Written task
Copy all of the material exactly. Pictures are not to appear in the copy.
___ Raw data
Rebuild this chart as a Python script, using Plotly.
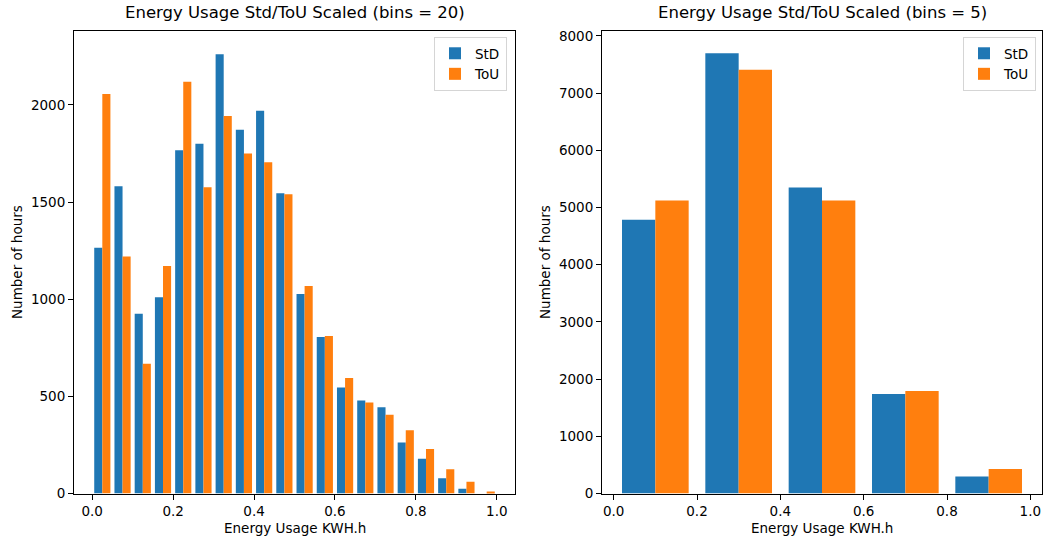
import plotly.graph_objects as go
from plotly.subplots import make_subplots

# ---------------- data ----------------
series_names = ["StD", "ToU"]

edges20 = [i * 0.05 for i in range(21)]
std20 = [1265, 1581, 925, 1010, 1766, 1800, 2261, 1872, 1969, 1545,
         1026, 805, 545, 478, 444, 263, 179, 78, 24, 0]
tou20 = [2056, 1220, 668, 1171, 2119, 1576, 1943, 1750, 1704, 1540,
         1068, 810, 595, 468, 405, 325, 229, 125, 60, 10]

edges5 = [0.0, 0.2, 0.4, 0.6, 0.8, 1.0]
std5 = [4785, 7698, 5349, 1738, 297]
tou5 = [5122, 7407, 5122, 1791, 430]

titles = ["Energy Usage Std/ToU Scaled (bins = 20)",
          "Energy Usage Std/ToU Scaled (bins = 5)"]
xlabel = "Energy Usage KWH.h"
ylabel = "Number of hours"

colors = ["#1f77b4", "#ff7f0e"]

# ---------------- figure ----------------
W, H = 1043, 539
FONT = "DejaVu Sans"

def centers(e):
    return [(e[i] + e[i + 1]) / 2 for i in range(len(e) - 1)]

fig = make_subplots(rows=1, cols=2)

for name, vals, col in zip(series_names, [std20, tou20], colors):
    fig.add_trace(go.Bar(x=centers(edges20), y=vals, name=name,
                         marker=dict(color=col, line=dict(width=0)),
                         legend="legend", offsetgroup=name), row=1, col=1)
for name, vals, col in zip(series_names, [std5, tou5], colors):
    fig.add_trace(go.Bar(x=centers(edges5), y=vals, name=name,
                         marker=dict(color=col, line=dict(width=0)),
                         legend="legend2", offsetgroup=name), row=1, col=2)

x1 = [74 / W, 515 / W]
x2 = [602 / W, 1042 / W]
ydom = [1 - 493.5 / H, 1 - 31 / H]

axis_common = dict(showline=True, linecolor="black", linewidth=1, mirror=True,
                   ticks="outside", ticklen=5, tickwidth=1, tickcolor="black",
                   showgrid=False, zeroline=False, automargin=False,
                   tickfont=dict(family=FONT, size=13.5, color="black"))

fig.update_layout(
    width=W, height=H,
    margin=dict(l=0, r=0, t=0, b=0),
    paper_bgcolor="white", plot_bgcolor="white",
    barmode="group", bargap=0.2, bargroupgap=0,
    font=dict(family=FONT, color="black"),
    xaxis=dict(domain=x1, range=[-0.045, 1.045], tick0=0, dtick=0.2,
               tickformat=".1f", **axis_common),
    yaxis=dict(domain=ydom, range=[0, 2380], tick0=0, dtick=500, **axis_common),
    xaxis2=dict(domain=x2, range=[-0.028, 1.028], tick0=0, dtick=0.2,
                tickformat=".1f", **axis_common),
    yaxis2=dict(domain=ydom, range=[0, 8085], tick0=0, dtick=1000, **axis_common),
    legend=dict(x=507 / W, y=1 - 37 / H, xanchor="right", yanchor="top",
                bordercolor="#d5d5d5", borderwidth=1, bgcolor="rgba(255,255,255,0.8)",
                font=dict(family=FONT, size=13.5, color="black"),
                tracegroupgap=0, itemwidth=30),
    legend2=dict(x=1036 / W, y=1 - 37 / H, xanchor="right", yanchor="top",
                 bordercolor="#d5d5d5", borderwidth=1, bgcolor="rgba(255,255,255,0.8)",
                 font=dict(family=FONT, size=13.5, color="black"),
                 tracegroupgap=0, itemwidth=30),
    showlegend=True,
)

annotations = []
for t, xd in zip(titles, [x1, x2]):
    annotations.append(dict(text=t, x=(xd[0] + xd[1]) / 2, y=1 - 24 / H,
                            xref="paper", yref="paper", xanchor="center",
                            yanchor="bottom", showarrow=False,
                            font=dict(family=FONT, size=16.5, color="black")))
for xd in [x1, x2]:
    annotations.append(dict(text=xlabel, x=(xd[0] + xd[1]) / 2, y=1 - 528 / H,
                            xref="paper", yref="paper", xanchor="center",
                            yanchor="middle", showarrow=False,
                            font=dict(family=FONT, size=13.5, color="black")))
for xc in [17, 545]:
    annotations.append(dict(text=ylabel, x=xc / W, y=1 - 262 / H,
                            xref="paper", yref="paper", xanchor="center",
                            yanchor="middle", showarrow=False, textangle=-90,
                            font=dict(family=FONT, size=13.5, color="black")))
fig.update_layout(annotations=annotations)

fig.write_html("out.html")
______
The answer
Rebuild this chart as a Python script, using Plotly.
import plotly.graph_objects as go
from plotly.subplots import make_subplots

# ---------------- data ----------------
series_names = ["StD", "ToU"]

edges20 = [i * 0.05 for i in range(21)]
std20 = [1265, 1581, 925, 1010, 1766, 1800, 2261, 1872, 1969, 1545,
         1026, 805, 545, 478, 444, 263, 179, 78, 24, 0]
tou20 = [2056, 1220, 668, 1171, 2119, 1576, 1943, 1750, 1704, 1540,
         1068, 810, 595, 468, 405, 325, 229, 125, 60, 10]

edges5 = [0.0, 0.2, 0.4, 0.6, 0.8, 1.0]
std5 = [4785, 7698, 5349, 1738, 297]
tou5 = [5122, 7407, 5122, 1791, 430]

titles = ["Energy Usage Std/ToU Scaled (bins = 20)",
          "Energy Usage Std/ToU Scaled (bins = 5)"]
xlabel = "Energy Usage KWH.h"
ylabel = "Number of hours"

colors = ["#1f77b4", "#ff7f0e"]

# ---------------- figure ----------------
W, H = 1043, 539
FONT = "DejaVu Sans"

def centers(e):
    return [(e[i] + e[i + 1]) / 2 for i in range(len(e) - 1)]

fig = make_subplots(rows=1, cols=2)

for name, vals, col in zip(series_names, [std20, tou20], colors):
    fig.add_trace(go.Bar(x=centers(edges20), y=vals, name=name,
                         marker=dict(color=col, line=dict(width=0)),
                         legend="legend", offsetgroup=name), row=1, col=1)
for name, vals, col in zip(series_names, [std5, tou5], colors):
    fig.add_trace(go.Bar(x=centers(edges5), y=vals, name=name,
                         marker=dict(color=col, line=dict(width=0)),
                         legend="legend2", offsetgroup=name), row=1, col=2)

x1 = [74 / W, 515 / W]
x2 = [602 / W, 1042 / W]
ydom = [1 - 493.5 / H, 1 - 31 / H]

axis_common = dict(showline=True, linecolor="black", linewidth=1, mirror=True,
                   ticks="outside", ticklen=5, tickwidth=1, tickcolor="black",
                   showgrid=False, zeroline=False, automargin=False,
                   tickfont=dict(family=FONT, size=13.5, color="black"))

fig.update_layout(
    width=W, height=H,
    margin=dict(l=0, r=0, t=0, b=0),
    paper_bgcolor="white", plot_bgcolor="white",
    barmode="group", bargap=0.2, bargroupgap=0,
    font=dict(family=FONT, color="black"),
    xaxis=dict(domain=x1, range=[-0.045, 1.045], tick0=0, dtick=0.2,
               tickformat=".1f", **axis_common),
    yaxis=dict(domain=ydom, range=[0, 2380], tick0=0, dtick=500, **axis_common),
    xaxis2=dict(domain=x2, range=[-0.028, 1.028], tick0=0, dtick=0.2,
                tickformat=".1f", **axis_common),
    yaxis2=dict(domain=ydom, range=[0, 8085], tick0=0, dtick=1000, **axis_common),
    legend=dict(x=507 / W, y=1 - 37 / H, xanchor="right", yanchor="top",
                bordercolor="#d5d5d5", borderwidth=1, bgcolor="rgba(255,255,255,0.8)",
                font=dict(family=FONT, size=13.5, color="black"),
                tracegroupgap=0, itemwidth=30),
    legend2=dict(x=1036 / W, y=1 - 37 / H, xanchor="right", yanchor="top",
                 bordercolor="#d5d5d5", borderwidth=1, bgcolor="rgba(255,255,255,0.8)",
                 font=dict(family=FONT, size=13.5, color="black"),
                 tracegroupgap=0, itemwidth=30),
    showlegend=True,
)

annotations = []
for t, xd in zip(titles, [x1, x2]):
    annotations.append(dict(text=t, x=(xd[0] + xd[1]) / 2, y=1 - 24 / H,
                            xref="paper", yref="paper", xanchor="center",
                            yanchor="bottom", showarrow=False,
                            font=dict(family=FONT, size=16.5, color="black")))
for xd in [x1, x2]:
    annotations.append(dict(text=xlabel, x=(xd[0] + xd[1]) / 2, y=1 - 528 / H,
                            xref="paper", yref="paper", xanchor="center",
                            yanchor="middle", showarrow=False,
                            font=dict(family=FONT, size=13.5, color="black")))
for xc in [17, 545]:
    annotations.append(dict(text=ylabel, x=xc / W, y=1 - 262 / H,
                            xref="paper", yref="paper", xanchor="center",
                            yanchor="middle", showarrow=False, textangle=-90,
                            font=dict(family=FONT, size=13.5, color="black")))
fig.update_layout(annotations=annotations)

fig.write_html("out.html")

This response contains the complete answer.